(begin)

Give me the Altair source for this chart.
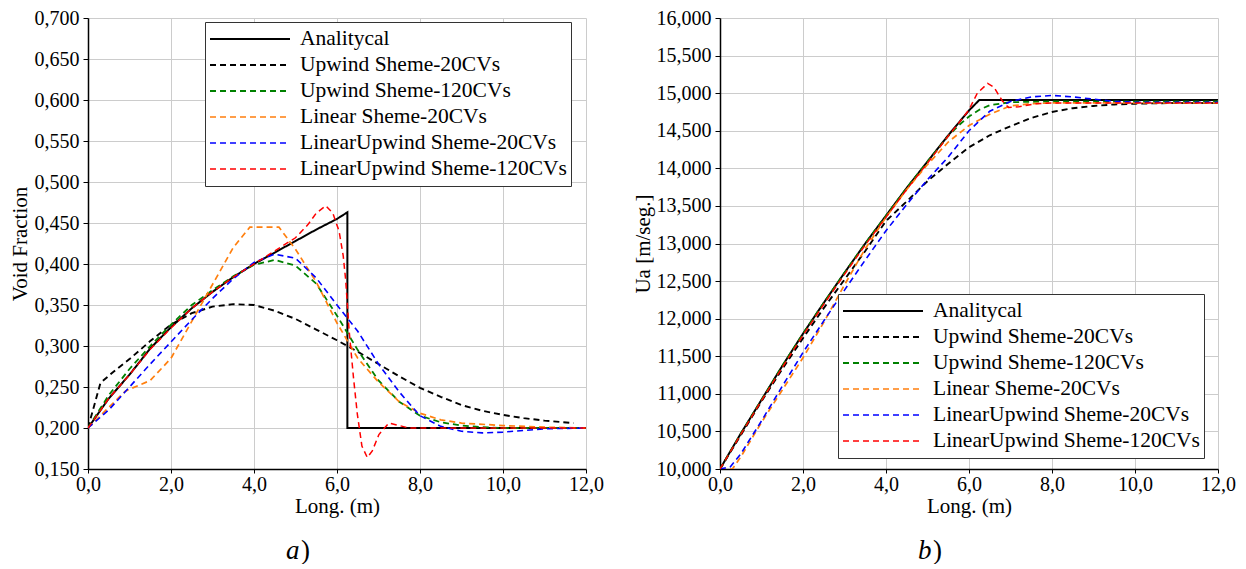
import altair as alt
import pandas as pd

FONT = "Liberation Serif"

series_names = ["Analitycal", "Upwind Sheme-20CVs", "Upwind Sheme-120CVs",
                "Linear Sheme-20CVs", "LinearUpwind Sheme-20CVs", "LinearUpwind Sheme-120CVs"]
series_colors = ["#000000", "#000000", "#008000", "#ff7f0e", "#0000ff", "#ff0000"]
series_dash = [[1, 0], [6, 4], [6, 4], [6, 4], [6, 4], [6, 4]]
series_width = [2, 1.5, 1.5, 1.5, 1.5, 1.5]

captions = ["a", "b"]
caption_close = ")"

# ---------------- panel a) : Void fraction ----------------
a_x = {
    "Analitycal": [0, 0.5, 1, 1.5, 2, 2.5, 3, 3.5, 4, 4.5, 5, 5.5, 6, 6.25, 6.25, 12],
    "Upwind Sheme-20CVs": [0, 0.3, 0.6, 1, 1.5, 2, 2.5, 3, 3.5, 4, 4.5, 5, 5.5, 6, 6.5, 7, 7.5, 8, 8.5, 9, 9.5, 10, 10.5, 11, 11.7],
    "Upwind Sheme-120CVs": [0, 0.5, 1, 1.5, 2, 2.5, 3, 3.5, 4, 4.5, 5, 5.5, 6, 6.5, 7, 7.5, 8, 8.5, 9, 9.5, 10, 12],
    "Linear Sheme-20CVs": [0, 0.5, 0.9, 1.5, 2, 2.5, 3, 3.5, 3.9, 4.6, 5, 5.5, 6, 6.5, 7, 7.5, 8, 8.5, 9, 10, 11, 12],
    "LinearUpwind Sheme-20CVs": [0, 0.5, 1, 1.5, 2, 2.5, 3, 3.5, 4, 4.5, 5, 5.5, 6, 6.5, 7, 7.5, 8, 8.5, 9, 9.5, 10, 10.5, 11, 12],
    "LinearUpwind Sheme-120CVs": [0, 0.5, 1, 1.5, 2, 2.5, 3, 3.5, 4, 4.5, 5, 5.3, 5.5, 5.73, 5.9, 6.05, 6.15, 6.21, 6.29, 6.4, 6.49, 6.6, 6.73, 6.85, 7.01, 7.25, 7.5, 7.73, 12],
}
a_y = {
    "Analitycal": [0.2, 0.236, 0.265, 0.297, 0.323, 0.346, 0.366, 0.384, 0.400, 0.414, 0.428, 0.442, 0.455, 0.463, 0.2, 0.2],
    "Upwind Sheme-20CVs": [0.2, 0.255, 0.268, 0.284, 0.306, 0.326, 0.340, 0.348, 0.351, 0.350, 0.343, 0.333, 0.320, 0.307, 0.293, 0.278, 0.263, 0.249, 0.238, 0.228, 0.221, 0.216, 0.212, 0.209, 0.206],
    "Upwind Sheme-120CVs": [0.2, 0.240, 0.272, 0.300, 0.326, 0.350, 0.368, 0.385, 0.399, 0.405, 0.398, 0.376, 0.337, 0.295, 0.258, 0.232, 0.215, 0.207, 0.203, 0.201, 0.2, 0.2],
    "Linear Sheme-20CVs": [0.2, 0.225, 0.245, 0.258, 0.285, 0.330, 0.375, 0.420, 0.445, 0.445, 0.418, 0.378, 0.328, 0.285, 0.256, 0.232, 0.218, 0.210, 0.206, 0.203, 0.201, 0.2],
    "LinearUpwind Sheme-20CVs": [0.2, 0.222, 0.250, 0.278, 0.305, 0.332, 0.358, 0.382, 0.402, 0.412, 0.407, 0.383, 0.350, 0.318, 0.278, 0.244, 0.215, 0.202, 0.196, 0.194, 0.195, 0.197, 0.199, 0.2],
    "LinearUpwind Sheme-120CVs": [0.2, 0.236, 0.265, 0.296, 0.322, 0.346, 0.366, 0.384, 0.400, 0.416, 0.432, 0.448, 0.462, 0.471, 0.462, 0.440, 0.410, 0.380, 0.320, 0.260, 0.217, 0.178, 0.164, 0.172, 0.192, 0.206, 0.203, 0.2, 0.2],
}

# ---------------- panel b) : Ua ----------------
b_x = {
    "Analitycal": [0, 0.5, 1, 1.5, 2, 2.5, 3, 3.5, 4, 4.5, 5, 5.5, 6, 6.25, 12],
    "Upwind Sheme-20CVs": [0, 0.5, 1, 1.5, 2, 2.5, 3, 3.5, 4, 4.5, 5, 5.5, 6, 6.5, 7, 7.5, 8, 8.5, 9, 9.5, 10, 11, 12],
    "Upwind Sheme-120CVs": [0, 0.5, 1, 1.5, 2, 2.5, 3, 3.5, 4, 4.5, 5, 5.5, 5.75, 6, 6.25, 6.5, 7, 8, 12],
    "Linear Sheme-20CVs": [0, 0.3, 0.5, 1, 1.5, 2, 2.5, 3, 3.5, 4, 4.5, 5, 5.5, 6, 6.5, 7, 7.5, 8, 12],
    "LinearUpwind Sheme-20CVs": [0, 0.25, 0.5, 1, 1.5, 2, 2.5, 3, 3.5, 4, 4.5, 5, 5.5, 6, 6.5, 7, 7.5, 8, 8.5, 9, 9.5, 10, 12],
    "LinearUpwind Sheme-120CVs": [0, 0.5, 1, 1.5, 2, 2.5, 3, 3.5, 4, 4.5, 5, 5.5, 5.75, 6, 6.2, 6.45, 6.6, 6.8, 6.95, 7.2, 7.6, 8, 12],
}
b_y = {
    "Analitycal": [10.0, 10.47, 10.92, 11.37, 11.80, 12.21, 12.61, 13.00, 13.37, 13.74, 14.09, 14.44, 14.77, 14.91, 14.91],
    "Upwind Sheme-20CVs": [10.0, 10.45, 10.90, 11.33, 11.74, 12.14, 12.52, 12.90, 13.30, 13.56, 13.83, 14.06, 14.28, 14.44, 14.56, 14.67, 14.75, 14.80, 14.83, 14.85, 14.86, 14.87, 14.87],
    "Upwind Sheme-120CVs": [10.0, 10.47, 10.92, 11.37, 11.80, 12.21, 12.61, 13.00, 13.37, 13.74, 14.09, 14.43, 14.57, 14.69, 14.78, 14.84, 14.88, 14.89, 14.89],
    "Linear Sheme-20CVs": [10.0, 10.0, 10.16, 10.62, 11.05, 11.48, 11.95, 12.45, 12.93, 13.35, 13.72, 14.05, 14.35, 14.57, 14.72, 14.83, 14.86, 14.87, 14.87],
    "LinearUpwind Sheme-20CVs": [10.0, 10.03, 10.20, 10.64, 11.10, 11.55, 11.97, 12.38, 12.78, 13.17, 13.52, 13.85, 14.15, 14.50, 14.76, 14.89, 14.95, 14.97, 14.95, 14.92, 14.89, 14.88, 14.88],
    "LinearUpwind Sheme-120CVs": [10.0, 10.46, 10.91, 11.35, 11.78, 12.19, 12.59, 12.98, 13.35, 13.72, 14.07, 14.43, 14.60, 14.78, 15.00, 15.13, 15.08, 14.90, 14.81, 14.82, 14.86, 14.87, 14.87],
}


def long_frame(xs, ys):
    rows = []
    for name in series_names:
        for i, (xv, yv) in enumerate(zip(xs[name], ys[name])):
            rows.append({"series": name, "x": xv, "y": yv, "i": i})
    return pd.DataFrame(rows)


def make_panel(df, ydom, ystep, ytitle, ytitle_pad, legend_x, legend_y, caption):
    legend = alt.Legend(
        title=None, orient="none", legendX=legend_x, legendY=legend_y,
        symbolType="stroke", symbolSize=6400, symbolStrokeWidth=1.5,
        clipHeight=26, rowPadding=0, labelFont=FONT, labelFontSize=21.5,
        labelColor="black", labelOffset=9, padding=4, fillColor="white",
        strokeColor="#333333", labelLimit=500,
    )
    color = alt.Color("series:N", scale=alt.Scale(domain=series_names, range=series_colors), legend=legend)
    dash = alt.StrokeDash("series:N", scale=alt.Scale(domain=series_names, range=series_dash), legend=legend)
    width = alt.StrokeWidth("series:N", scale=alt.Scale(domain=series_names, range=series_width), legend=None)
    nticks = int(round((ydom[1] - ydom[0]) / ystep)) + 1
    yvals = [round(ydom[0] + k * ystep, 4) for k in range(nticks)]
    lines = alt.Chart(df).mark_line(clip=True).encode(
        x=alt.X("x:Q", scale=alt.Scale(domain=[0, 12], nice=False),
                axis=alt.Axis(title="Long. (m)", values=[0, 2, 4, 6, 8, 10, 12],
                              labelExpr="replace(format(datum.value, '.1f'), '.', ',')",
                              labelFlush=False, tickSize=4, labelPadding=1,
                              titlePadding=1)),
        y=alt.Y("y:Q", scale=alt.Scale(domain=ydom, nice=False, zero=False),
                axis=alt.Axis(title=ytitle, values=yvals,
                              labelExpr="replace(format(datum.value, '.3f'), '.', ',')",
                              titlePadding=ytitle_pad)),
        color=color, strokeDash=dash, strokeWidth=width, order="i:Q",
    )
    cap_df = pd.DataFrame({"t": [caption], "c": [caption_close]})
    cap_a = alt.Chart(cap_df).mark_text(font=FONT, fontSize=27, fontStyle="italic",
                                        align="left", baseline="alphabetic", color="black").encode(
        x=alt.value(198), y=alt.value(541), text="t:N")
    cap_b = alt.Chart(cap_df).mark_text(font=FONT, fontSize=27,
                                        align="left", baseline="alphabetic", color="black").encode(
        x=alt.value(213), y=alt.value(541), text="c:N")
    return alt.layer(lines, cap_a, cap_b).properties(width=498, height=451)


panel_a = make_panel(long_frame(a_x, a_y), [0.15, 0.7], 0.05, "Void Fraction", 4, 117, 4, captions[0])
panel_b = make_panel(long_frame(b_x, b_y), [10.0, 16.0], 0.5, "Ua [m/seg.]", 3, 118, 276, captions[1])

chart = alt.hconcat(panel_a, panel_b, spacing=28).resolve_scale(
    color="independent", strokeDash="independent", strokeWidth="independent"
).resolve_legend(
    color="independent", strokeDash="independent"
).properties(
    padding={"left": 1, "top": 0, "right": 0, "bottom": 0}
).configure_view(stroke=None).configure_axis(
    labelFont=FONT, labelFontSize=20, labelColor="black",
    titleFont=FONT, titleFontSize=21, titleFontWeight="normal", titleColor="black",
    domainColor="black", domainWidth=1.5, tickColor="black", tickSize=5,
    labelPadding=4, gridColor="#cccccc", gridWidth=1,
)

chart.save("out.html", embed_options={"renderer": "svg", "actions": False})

(end)

**Task details**
Repeat, word for word and with no pictures, only the lines running from the beginning of the data to the line that contains "series_width = [2, 1.5, 1.5, 1.5, 1.5, 1.5]".

**Response for this exercise**
Give me the Altair source for this chart.
import altair as alt
import pandas as pd

FONT = "Liberation Serif"

series_names = ["Analitycal", "Upwind Sheme-20CVs", "Upwind Sheme-120CVs",
                "Linear Sheme-20CVs", "LinearUpwind Sheme-20CVs", "LinearUpwind Sheme-120CVs"]
series_colors = ["#000000", "#000000", "#008000", "#ff7f0e", "#0000ff", "#ff0000"]
series_dash = [[1, 0], [6, 4], [6, 4], [6, 4], [6, 4], [6, 4]]
series_width = [2, 1.5, 1.5, 1.5, 1.5, 1.5]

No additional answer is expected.